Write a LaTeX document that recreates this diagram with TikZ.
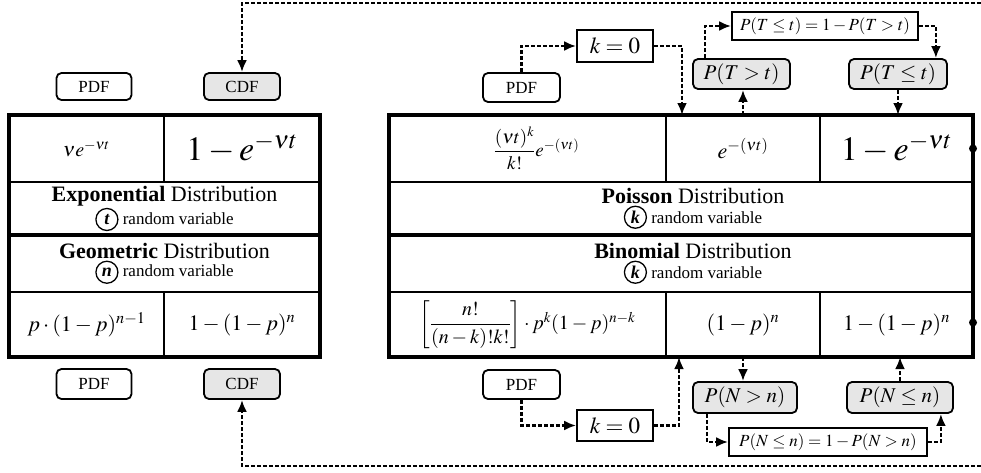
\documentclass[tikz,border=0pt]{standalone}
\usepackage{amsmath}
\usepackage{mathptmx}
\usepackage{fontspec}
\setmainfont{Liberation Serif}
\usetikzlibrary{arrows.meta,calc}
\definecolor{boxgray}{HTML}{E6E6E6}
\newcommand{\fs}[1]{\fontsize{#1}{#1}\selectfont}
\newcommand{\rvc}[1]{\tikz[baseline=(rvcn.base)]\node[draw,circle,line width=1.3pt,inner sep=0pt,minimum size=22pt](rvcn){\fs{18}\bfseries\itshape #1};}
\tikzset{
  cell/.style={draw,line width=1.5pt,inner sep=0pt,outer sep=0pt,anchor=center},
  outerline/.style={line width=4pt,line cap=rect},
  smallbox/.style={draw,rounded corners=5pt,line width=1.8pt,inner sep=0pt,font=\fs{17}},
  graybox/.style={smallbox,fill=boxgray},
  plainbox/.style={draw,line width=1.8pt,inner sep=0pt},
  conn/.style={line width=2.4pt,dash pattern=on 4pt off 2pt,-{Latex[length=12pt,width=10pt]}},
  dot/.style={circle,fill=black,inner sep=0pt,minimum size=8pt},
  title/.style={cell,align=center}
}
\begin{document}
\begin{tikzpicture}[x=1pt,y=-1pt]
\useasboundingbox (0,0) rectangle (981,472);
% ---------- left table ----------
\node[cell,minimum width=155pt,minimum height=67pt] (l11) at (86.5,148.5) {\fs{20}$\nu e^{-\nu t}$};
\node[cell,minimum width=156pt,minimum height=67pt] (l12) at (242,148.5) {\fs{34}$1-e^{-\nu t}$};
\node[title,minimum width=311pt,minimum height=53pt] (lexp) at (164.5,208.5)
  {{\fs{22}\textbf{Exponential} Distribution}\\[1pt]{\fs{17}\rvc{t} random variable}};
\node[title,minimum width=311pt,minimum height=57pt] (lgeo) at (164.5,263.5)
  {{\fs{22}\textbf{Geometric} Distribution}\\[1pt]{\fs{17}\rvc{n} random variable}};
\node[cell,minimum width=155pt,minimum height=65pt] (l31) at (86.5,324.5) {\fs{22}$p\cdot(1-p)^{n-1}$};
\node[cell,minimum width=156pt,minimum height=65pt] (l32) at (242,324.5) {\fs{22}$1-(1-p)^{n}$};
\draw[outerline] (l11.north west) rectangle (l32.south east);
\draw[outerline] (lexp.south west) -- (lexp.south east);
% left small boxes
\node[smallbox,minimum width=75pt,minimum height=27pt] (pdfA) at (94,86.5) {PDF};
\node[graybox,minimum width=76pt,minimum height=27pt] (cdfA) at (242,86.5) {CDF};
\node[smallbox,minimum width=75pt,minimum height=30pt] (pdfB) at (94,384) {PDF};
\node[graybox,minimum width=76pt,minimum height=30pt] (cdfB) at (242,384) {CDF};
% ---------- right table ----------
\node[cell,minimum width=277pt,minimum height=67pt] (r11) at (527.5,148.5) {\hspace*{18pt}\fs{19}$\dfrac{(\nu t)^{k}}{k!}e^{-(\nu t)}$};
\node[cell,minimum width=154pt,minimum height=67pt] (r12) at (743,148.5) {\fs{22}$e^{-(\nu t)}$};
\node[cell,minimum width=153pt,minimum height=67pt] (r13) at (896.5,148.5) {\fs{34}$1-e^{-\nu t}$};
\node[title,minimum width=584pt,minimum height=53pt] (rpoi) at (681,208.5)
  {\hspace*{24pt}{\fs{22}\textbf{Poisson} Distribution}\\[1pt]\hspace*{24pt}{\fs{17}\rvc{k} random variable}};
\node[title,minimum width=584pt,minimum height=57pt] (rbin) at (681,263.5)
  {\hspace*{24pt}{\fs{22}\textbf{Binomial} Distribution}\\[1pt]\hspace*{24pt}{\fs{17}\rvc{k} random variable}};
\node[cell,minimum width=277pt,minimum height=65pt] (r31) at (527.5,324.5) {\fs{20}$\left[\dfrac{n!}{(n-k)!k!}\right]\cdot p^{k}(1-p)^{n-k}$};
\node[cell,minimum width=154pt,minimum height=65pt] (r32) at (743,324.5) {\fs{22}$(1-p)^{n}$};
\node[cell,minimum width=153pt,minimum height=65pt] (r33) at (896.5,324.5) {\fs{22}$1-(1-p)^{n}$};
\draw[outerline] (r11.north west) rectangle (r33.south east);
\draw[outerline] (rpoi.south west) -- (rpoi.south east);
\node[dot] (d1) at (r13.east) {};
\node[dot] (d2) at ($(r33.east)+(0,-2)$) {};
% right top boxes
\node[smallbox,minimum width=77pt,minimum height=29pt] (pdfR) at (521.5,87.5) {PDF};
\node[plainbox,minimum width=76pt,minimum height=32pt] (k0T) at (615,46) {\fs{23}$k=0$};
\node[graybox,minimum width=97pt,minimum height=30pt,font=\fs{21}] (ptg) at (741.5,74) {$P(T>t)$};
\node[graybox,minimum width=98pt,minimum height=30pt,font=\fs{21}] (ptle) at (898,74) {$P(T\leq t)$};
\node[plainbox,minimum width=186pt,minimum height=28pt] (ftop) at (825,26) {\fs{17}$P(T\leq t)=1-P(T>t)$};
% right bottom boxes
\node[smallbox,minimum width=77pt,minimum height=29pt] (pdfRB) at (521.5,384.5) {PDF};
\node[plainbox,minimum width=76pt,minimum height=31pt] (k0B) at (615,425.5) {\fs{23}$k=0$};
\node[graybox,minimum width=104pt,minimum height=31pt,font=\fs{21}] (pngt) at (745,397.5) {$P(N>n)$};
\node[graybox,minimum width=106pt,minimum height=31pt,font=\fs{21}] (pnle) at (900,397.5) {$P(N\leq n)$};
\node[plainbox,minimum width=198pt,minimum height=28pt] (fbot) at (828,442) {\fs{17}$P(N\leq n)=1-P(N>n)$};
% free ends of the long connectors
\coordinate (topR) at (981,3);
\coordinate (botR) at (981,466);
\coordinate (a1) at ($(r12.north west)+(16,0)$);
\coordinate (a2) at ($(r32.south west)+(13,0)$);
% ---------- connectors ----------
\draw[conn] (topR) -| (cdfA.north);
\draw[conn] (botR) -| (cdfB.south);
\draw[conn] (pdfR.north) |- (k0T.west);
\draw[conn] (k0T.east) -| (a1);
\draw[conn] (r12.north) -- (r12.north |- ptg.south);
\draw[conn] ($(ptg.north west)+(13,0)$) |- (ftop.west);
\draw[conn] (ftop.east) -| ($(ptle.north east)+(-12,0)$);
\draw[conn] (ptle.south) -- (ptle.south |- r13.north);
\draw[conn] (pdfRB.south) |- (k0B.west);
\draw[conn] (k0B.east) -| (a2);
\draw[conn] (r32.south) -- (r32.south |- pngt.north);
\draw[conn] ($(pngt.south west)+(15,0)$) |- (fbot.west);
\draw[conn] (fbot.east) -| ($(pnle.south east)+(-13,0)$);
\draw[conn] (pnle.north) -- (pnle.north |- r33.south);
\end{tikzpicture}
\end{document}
========================================================================
Problem requirements: Without including any pictures, reproduce the listing exactly.

Result of the exercise:
Write a LaTeX document that recreates this diagram with TikZ.
\documentclass[tikz,border=0pt]{standalone}
\usepackage{amsmath}
\usepackage{mathptmx}
\usepackage{fontspec}
\setmainfont{Liberation Serif}
\usetikzlibrary{arrows.meta,calc}
\definecolor{boxgray}{HTML}{E6E6E6}
\newcommand{\fs}[1]{\fontsize{#1}{#1}\selectfont}
\newcommand{\rvc}[1]{\tikz[baseline=(rvcn.base)]\node[draw,circle,line width=1.3pt,inner sep=0pt,minimum size=22pt](rvcn){\fs{18}\bfseries\itshape #1};}
\tikzset{
  cell/.style={draw,line width=1.5pt,inner sep=0pt,outer sep=0pt,anchor=center},
  outerline/.style={line width=4pt,line cap=rect},
  smallbox/.style={draw,rounded corners=5pt,line width=1.8pt,inner sep=0pt,font=\fs{17}},
  graybox/.style={smallbox,fill=boxgray},
  plainbox/.style={draw,line width=1.8pt,inner sep=0pt},
  conn/.style={line width=2.4pt,dash pattern=on 4pt off 2pt,-{Latex[length=12pt,width=10pt]}},
  dot/.style={circle,fill=black,inner sep=0pt,minimum size=8pt},
  title/.style={cell,align=center}
}
\begin{document}
\begin{tikzpicture}[x=1pt,y=-1pt]
\useasboundingbox (0,0) rectangle (981,472);
% ---------- left table ----------
\node[cell,minimum width=155pt,minimum height=67pt] (l11) at (86.5,148.5) {\fs{20}$\nu e^{-\nu t}$};
\node[cell,minimum width=156pt,minimum height=67pt] (l12) at (242,148.5) {\fs{34}$1-e^{-\nu t}$};
\node[title,minimum width=311pt,minimum height=53pt] (lexp) at (164.5,208.5)
  {{\fs{22}\textbf{Exponential} Distribution}\\[1pt]{\fs{17}\rvc{t} random variable}};
\node[title,minimum width=311pt,minimum height=57pt] (lgeo) at (164.5,263.5)
  {{\fs{22}\textbf{Geometric} Distribution}\\[1pt]{\fs{17}\rvc{n} random variable}};
\node[cell,minimum width=155pt,minimum height=65pt] (l31) at (86.5,324.5) {\fs{22}$p\cdot(1-p)^{n-1}$};
\node[cell,minimum width=156pt,minimum height=65pt] (l32) at (242,324.5) {\fs{22}$1-(1-p)^{n}$};
\draw[outerline] (l11.north west) rectangle (l32.south east);
\draw[outerline] (lexp.south west) -- (lexp.south east);
% left small boxes
\node[smallbox,minimum width=75pt,minimum height=27pt] (pdfA) at (94,86.5) {PDF};
\node[graybox,minimum width=76pt,minimum height=27pt] (cdfA) at (242,86.5) {CDF};
\node[smallbox,minimum width=75pt,minimum height=30pt] (pdfB) at (94,384) {PDF};
\node[graybox,minimum width=76pt,minimum height=30pt] (cdfB) at (242,384) {CDF};
% ---------- right table ----------
\node[cell,minimum width=277pt,minimum height=67pt] (r11) at (527.5,148.5) {\hspace*{18pt}\fs{19}$\dfrac{(\nu t)^{k}}{k!}e^{-(\nu t)}$};
\node[cell,minimum width=154pt,minimum height=67pt] (r12) at (743,148.5) {\fs{22}$e^{-(\nu t)}$};
\node[cell,minimum width=153pt,minimum height=67pt] (r13) at (896.5,148.5) {\fs{34}$1-e^{-\nu t}$};
\node[title,minimum width=584pt,minimum height=53pt] (rpoi) at (681,208.5)
  {\hspace*{24pt}{\fs{22}\textbf{Poisson} Distribution}\\[1pt]\hspace*{24pt}{\fs{17}\rvc{k} random variable}};
\node[title,minimum width=584pt,minimum height=57pt] (rbin) at (681,263.5)
  {\hspace*{24pt}{\fs{22}\textbf{Binomial} Distribution}\\[1pt]\hspace*{24pt}{\fs{17}\rvc{k} random variable}};
\node[cell,minimum width=277pt,minimum height=65pt] (r31) at (527.5,324.5) {\fs{20}$\left[\dfrac{n!}{(n-k)!k!}\right]\cdot p^{k}(1-p)^{n-k}$};
\node[cell,minimum width=154pt,minimum height=65pt] (r32) at (743,324.5) {\fs{22}$(1-p)^{n}$};
\node[cell,minimum width=153pt,minimum height=65pt] (r33) at (896.5,324.5) {\fs{22}$1-(1-p)^{n}$};
\draw[outerline] (r11.north west) rectangle (r33.south east);
\draw[outerline] (rpoi.south west) -- (rpoi.south east);
\node[dot] (d1) at (r13.east) {};
\node[dot] (d2) at ($(r33.east)+(0,-2)$) {};
% right top boxes
\node[smallbox,minimum width=77pt,minimum height=29pt] (pdfR) at (521.5,87.5) {PDF};
\node[plainbox,minimum width=76pt,minimum height=32pt] (k0T) at (615,46) {\fs{23}$k=0$};
\node[graybox,minimum width=97pt,minimum height=30pt,font=\fs{21}] (ptg) at (741.5,74) {$P(T>t)$};
\node[graybox,minimum width=98pt,minimum height=30pt,font=\fs{21}] (ptle) at (898,74) {$P(T\leq t)$};
\node[plainbox,minimum width=186pt,minimum height=28pt] (ftop) at (825,26) {\fs{17}$P(T\leq t)=1-P(T>t)$};
% right bottom boxes
\node[smallbox,minimum width=77pt,minimum height=29pt] (pdfRB) at (521.5,384.5) {PDF};
\node[plainbox,minimum width=76pt,minimum height=31pt] (k0B) at (615,425.5) {\fs{23}$k=0$};
\node[graybox,minimum width=104pt,minimum height=31pt,font=\fs{21}] (pngt) at (745,397.5) {$P(N>n)$};
\node[graybox,minimum width=106pt,minimum height=31pt,font=\fs{21}] (pnle) at (900,397.5) {$P(N\leq n)$};
\node[plainbox,minimum width=198pt,minimum height=28pt] (fbot) at (828,442) {\fs{17}$P(N\leq n)=1-P(N>n)$};
% free ends of the long connectors
\coordinate (topR) at (981,3);
\coordinate (botR) at (981,466);
\coordinate (a1) at ($(r12.north west)+(16,0)$);
\coordinate (a2) at ($(r32.south west)+(13,0)$);
% ---------- connectors ----------
\draw[conn] (topR) -| (cdfA.north);
\draw[conn] (botR) -| (cdfB.south);
\draw[conn] (pdfR.north) |- (k0T.west);
\draw[conn] (k0T.east) -| (a1);
\draw[conn] (r12.north) -- (r12.north |- ptg.south);
\draw[conn] ($(ptg.north west)+(13,0)$) |- (ftop.west);
\draw[conn] (ftop.east) -| ($(ptle.north east)+(-12,0)$);
\draw[conn] (ptle.south) -- (ptle.south |- r13.north);
\draw[conn] (pdfRB.south) |- (k0B.west);
\draw[conn] (k0B.east) -| (a2);
\draw[conn] (r32.south) -- (r32.south |- pngt.north);
\draw[conn] ($(pngt.south west)+(15,0)$) |- (fbot.west);
\draw[conn] (fbot.east) -| ($(pnle.south east)+(-13,0)$);
\draw[conn] (pnle.north) -- (pnle.north |- r33.south);
\end{tikzpicture}
\end{document}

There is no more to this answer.